Start of Entries shown

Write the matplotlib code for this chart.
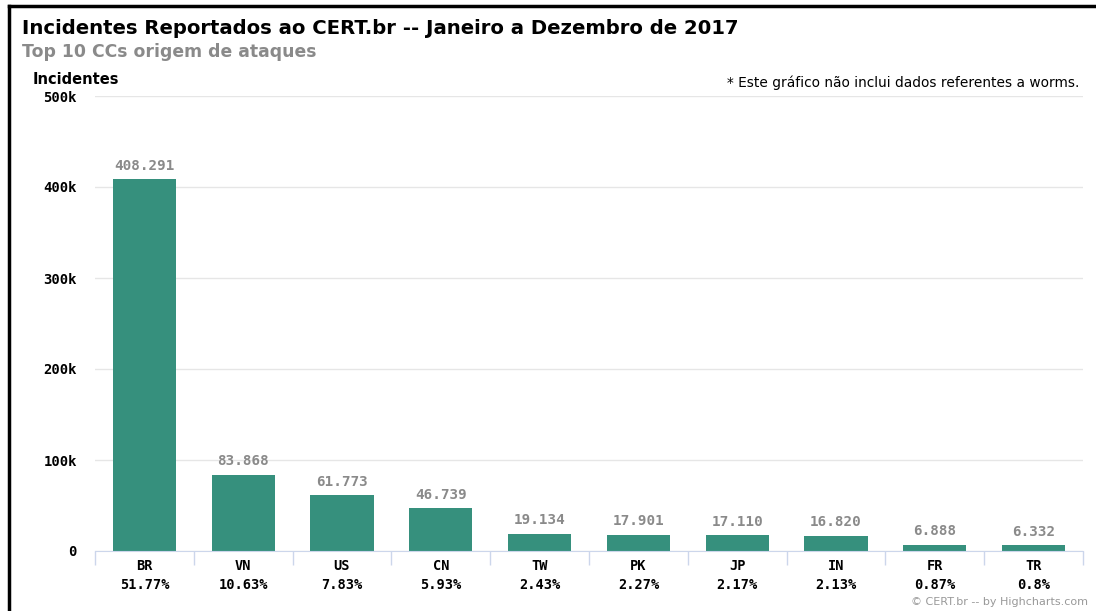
import numpy as np
import matplotlib.pyplot as plt
from matplotlib.ticker import FixedLocator

countries = ['BR', 'VN', 'US', 'CN', 'TW', 'PK', 'JP', 'IN', 'FR', 'TR']
percents = ['51.77%', '10.63%', '7.83%', '5.93%', '2.43%', '2.27%', '2.17%', '2.13%', '0.87%', '0.8%']
incidents = [408291, 83868, 61773, 46739, 19134, 17901, 17110, 16820, 6888, 6332]
yticks = [0, 100000, 200000, 300000, 400000, 500000]
ytick_labels = ['0', '100k', '200k', '300k', '400k', '500k']

W, H = 1096, 611
fig = plt.figure(figsize=(W / 100, H / 100), dpi=100)
ax = fig.add_axes([95 / W, 1 - 551 / H, (1083 - 95) / W, (551 - 96) / H])

x = np.arange(len(countries))
ax.bar(x, incidents, width=0.64, color='#36907d', zorder=3)

for xi, v in zip(x, incidents):
    lbl = f"{v:,}".replace(',', '.')
    ax.annotate(lbl, (xi, v), xytext=(0, 4.5), textcoords='offset points',
                ha='center', va='bottom', family='DejaVu Sans Mono',
                fontweight='bold', fontsize=10.3, color='#8a8a8a')

ax.set_xlim(-0.5, len(countries) - 0.5)
ax.set_ylim(0, 500000)
ax.set_yticks(yticks)
ax.set_yticklabels(ytick_labels, family='DejaVu Sans Mono', fontweight='bold', fontsize=10)
ax.grid(axis='y', color='#e6e6e6', linewidth=1, zorder=0)

ax.set_xticks(x)
ax.set_xticklabels([f"{c}\n{p}" for c, p in zip(countries, percents)],
                   family='DejaVu Sans Mono', fontweight='bold', fontsize=9.8,
                   linespacing=1.45)
ax.xaxis.set_minor_locator(FixedLocator(np.arange(-0.5, len(countries), 1)))
ax.tick_params(axis='x', which='major', length=0, pad=6)
ax.tick_params(axis='x', which='minor', length=10, color='#ccd6eb', width=1)
ax.tick_params(axis='y', length=0, pad=13)

for s in ['top', 'right', 'left']:
    ax.spines[s].set_visible(False)
ax.spines['bottom'].set_color('#ccd6eb')
ax.spines['bottom'].set_zorder(4)

fig.text(22 / W, 1 - 29 / H, 'Incidentes Reportados ao CERT.br -- Janeiro a Dezembro de 2017',
         fontsize=14.1, fontweight='bold', va='center', ha='left')
fig.text(22 / W, 1 - 52 / H, 'Top 10 CCs origem de ataques',
         fontsize=12.4, fontweight='bold', color='#8a8a8a', va='center', ha='left')
fig.text(33 / W, 1 - 80 / H, 'Incidentes', fontsize=10.5, fontweight='bold', va='center', ha='left')
fig.text(1079 / W, 1 - 83 / H, '* Este gráfico não inclui dados referentes a worms.',
         fontsize=9.9, va='center', ha='right')
fig.text(1088 / W, 1 - 602 / H, '© CERT.br -- by Highcharts.com',
         fontsize=8, color='#999999', va='center', ha='right')

# black frame on the top and left edges
fig.add_artist(plt.Line2D([9 / W, 9 / W], [0, 1 - 6 / H], color='black', linewidth=2.5))
fig.add_artist(plt.Line2D([9 / W, 1], [1 - 6 / H, 1 - 6 / H], color='black', linewidth=2.5))

fig.savefig('out.png', dpi=100)
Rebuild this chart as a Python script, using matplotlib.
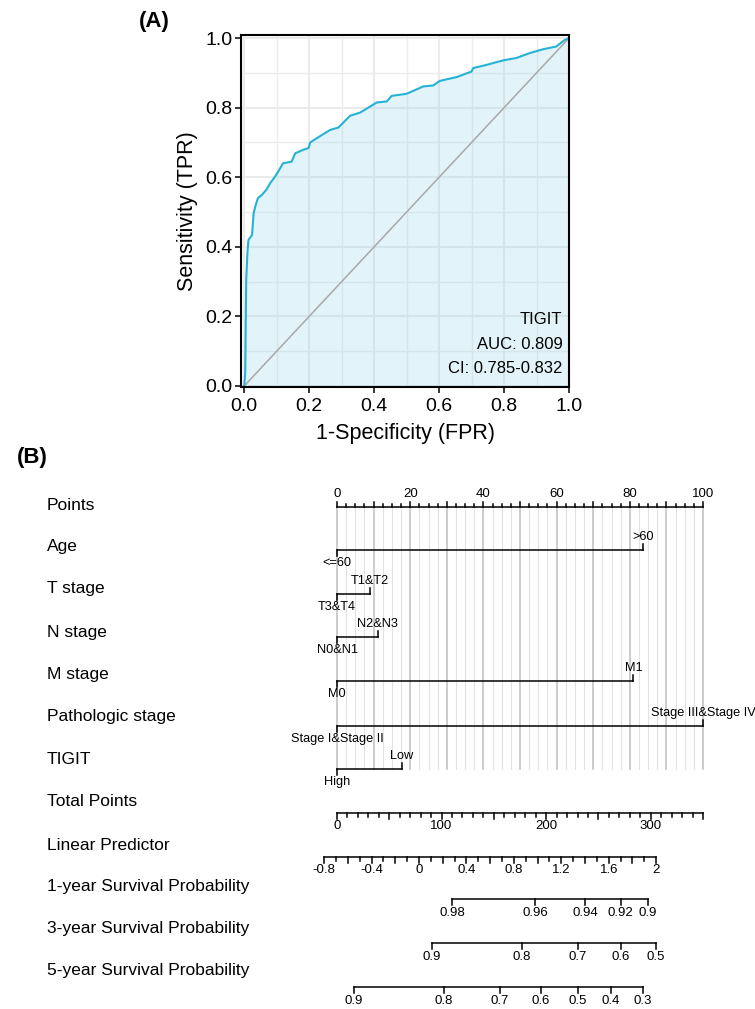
import numpy as np
import matplotlib.pyplot as plt
from matplotlib.transforms import blended_transform_factory

plt.rcParams['font.family'] = ['Liberation Sans', 'DejaVu Sans']

# ---- panel A: ROC curve
fpr = [0.0, 0.003, 0.006, 0.010, 0.013, 0.024, 0.029, 0.034, 0.042, 0.054, 0.068,
       0.080, 0.095, 0.105, 0.119, 0.146, 0.157, 0.182, 0.198, 0.203, 0.223, 0.264,
       0.290, 0.326, 0.357, 0.408, 0.439, 0.454, 0.500, 0.551, 0.582, 0.602, 0.654,
       0.700, 0.705, 0.746, 0.797, 0.838, 0.879, 0.920, 0.961, 0.987, 1.0]
tpr = [0.0, 0.036, 0.305, 0.386, 0.420, 0.434, 0.497, 0.516, 0.540, 0.549, 0.564,
       0.583, 0.602, 0.617, 0.640, 0.645, 0.669, 0.679, 0.684, 0.700, 0.712, 0.736,
       0.743, 0.777, 0.786, 0.815, 0.818, 0.834, 0.840, 0.861, 0.864, 0.877, 0.888,
       0.904, 0.914, 0.923, 0.936, 0.943, 0.957, 0.968, 0.976, 0.995, 1.0]
roc_lines = ['TIGIT', 'AUC: 0.809', 'CI: 0.785-0.832']

# ---- panel B: nomogram
row_names = ['Points', 'Age', 'T stage', 'N stage', 'M stage', 'Pathologic stage', 'TIGIT',
             'Total Points', 'Linear Predictor', '1-year Survival Probability',
             '3-year Survival Probability', '5-year Survival Probability']

age_levels = ['<=60', '>60']
age_points = [0, 83.6]
t_levels = ['T3&T4', 'T1&T2']
t_points = [0, 8.9]
n_levels = ['N0&N1', 'N2&N3']
n_points = [0, 11.1]
m_levels = ['M0', 'M1']
m_points = [0, 81.0]
path_levels = ['Stage I&Stage II', 'Stage III&Stage IV']
path_points = [0, 100]
tigit_levels = ['High', 'Low']
tigit_points = [0, 17.7]

total_max = 350
lp_labels = ['-0.8', '-0.4', '0', '0.4', '0.8', '1.2', '1.6', '2']
lp_values = [-0.8, -0.4, 0, 0.4, 0.8, 1.2, 1.6, 2.0]

surv1_labels = ['0.98', '0.96', '0.94', '0.92', '0.9']
surv1_lp = [0.28, 0.98, 1.40, 1.70, 1.93]
surv3_labels = ['0.9', '0.8', '0.7', '0.6', '0.5']
surv3_lp = [0.11, 0.87, 1.34, 1.70, 2.00]
surv5_labels = ['0.9', '0.8', '0.7', '0.6', '0.5', '0.4', '0.3']
surv5_lp = [-0.55, 0.21, 0.68, 1.03, 1.34, 1.62, 1.89]

# linear predictor -> points scale
lp_zero = 22.4
lp_unit = 32.4


def lp2pt(v):
    return lp_zero + lp_unit * np.asarray(v)


fig = plt.figure(figsize=(7.55, 10.09), dpi=100)

# ---------------- ROC
ax1 = fig.add_axes([241 / 755, 1 - 387 / 1009, 328 / 755, 352 / 1009])
ax1.set_xlim(-0.01, 1.0)
ax1.set_ylim(-0.003, 1.009)
ax1.set_xticks(np.arange(0, 1.01, 0.2))
ax1.set_yticks(np.arange(0, 1.01, 0.2))
ax1.set_xticks(np.arange(0.1, 1.0, 0.2), minor=True)
ax1.set_yticks(np.arange(0.1, 1.0, 0.2), minor=True)
ax1.xaxis.set_major_formatter(plt.FormatStrFormatter('%.1f'))
ax1.yaxis.set_major_formatter(plt.FormatStrFormatter('%.1f'))
ax1.grid(which='major', color='#EBEBEB', lw=1.5)
ax1.grid(which='minor', color='#EDEDED', lw=1.0)
ax1.set_axisbelow(True)
ax1.tick_params(which='minor', length=0)
ax1.tick_params(which='major', length=4, width=1.1, labelsize=14, pad=2, colors='black')
ax1.tick_params(axis='x', pad=4)
for s in ax1.spines.values():
    s.set_linewidth(1.5)
    s.set_color('black')

ax1.fill_between(fpr, tpr, 0, color='#8FD3E8', alpha=0.25, lw=0)
ax1.plot([0, 1], [0, 1], color='#A8A8A8', lw=1.1)
ax1.plot(fpr, tpr, color='#25B2D5', lw=1.5)
for i, t in enumerate(roc_lines):
    ax1.text(0.98, 0.19 - i * 0.07, t, ha='right', va='center', fontsize=12)
ax1.set_xlabel('1-Specificity (FPR)', fontsize=15.5, labelpad=6)
ax1.set_ylabel('Sensitivity (TPR)', fontsize=15.5, labelpad=5)

fig.text(154 / 755, 1 - 22 / 1009, '(A)', ha='center', va='center', fontsize=16, fontweight='bold')
fig.text(32 / 755, 1 - 458 / 1009, '(B)', ha='center', va='center', fontsize=16, fontweight='bold')

# ---------------- nomogram (y in figure pixels from top, x in points)
ax2 = fig.add_axes([0, 0, 1, 1])
ax2.patch.set_visible(False)
ax2.set_xlim(-337 / 3.66, (755 - 337) / 3.66)
ax2.set_ylim(1009, 0)
ax2.axis('off')
tr = blended_transform_factory(ax2.transAxes, ax2.transData)

label_y = [506, 547, 589, 632, 674, 717, 759, 802, 845, 886, 928, 970]
for name, y in zip(row_names, label_y):
    ax2.text(47 / 755, y, name, transform=tr, ha='left', va='center', fontsize=12.5)

lw = 1.1
small = 9.2

# grid lines behind points rows
y_top, y_bot = 507, 769
for p in np.arange(0, 100.1, 2.5):
    major = abs(p % 10) < 1e-9
    ax2.plot([p, p], [y_top, y_bot], color='#C4C4C4' if major else '#E2E2E2',
             lw=1.2 if major else 0.8, zorder=0)

# Points axis (ticks up, labels above)
y = 507
ax2.plot([0, 100], [y, y], color='black', lw=lw)
for p in np.arange(0, 100.1, 2.5):
    ln = 5 if abs(p % 10) < 1e-9 else 3
    ax2.plot([p, p], [y, y - ln], color='black', lw=lw)
for p in range(0, 101, 20):
    ax2.text(p, y - 13, str(p), ha='center', va='center', fontsize=9.5)

# categorical rows
cat_rows = [(550, age_levels, age_points), (594, t_levels, t_points),
            (637, n_levels, n_points), (681, m_levels, m_points),
            (726, path_levels, path_points), (769, tigit_levels, tigit_points)]
for y, levels, pts in cat_rows:
    ax2.plot(pts, [y, y], color='black', lw=lw)
    ax2.plot([pts[0], pts[0]], [y, y + 6], color='black', lw=lw)
    ax2.plot([pts[1], pts[1]], [y, y - 6], color='black', lw=lw)
    ax2.text(pts[0], y + 13, levels[0], ha='center', va='center', fontsize=small)
    ax2.text(pts[1], y - 13, levels[1], ha='center', va='center', fontsize=small)

# Total points (ticks down)
y = 813
ax2.plot([0, 100], [y, y], color='black', lw=lw)
for t in range(0, total_max + 1, 10):
    ln = 6 if t % 50 == 0 else 3.5
    ax2.plot([t * 100 / total_max] * 2, [y, y + ln], color='black', lw=lw)
for t in range(0, 301, 100):
    ax2.text(t * 100 / total_max, y + 13, str(t), ha='center', va='center', fontsize=9.5)

# Linear predictor
y = 857
ax2.plot(lp2pt([-0.8, 2.0]), [y, y], color='black', lw=lw)
for k in range(-8, 21):
    ln = 6 if k % 2 == 0 else 3.5
    ax2.plot([lp2pt(k / 10)] * 2, [y, y + ln], color='black', lw=lw)
for v, s in zip(lp_values, lp_labels):
    ax2.text(lp2pt(v), y + 13, s, ha='center', va='center', fontsize=9.5)

# survival probability scales
for y, labs, lps in [(899, surv1_labels, surv1_lp), (943, surv3_labels, surv3_lp),
                     (987, surv5_labels, surv5_lp)]:
    xs = lp2pt(lps)
    ax2.plot([xs[0], xs[-1]], [y, y], color='black', lw=lw)
    for x, s in zip(xs, labs):
        ax2.plot([x, x], [y, y + 6], color='black', lw=lw)
        ax2.text(x, y + 14, s, ha='center', va='center', fontsize=9.5)

fig.savefig('out.png', dpi=100)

End of Entries shown

--- Stated exercise ---
List each line holding the string "this".

--- Completed exercise ---
Write the matplotlib code for this chart.
Rebuild this chart as a Python script, using matplotlib.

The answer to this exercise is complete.